On January 20, 2014, in Being a GA/TA, Monday Motivation, Think About It, by gregorynpaziuk

Winter 2014 is the semester of the wise GA/TA. Wisdom, as you know, comes with the experience that leads to good decisions. What no one ever talks about, however, is that experience often comes from colossal failures that we’re careful never to repeat. That’s why the self-review is an important part of developing as an educator and a life-long learner. While it may not be fun to do, jotting down a list of your worst teaching experiences can help you identify areas in your craft that you want to work on.

Or maybe you can just use Todd Finley’s list. Two years ago, as part of Edutopia‘s 20th anniversary, the Associate Professor at East Carolina University wrote about his 20 “Biggest Teaching Blunders“. Finley prefaced his list as follows:

We teachers make 0.7 instructional decisions per minute, according to research summaries by Hilda Borko and Richard Shavelson.
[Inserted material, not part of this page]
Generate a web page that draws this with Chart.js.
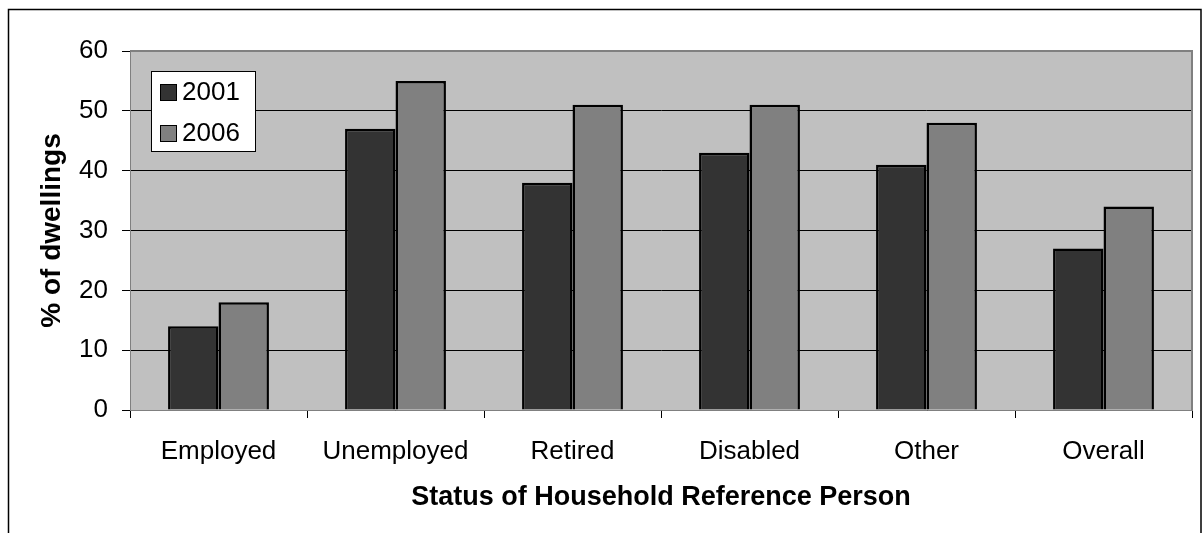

We make them in contexts that shift from hour to hour in overstuffed portables with finicky projectors, after grading, without enough time to collaborate, without enough information and with too much. We look confident when we’re not, look enthusiastic during second period when demoralized by first. We speed up for the majority when a few need us to slow down. We make decisions about what’s important on festive days and during dark ones, such as 9/11, when raw grief and disorientation filled America’s classrooms like hurricanes of ash.

In honor of Edutopia’s 20th Birthday, here are 20 embarrassing teaching mistakes I’d rather not repeat.

So what kinds of things made it on Finley’s list? We especially like “11. Hiding Ignorance” and “4. Pre-Lesson Agonizing”. You’d also be surprised how important “10. Rejecting Sensible Footwear” can impact your teaching (and how much it gets noticed by your students). See any mistakes on the list that you can identify with?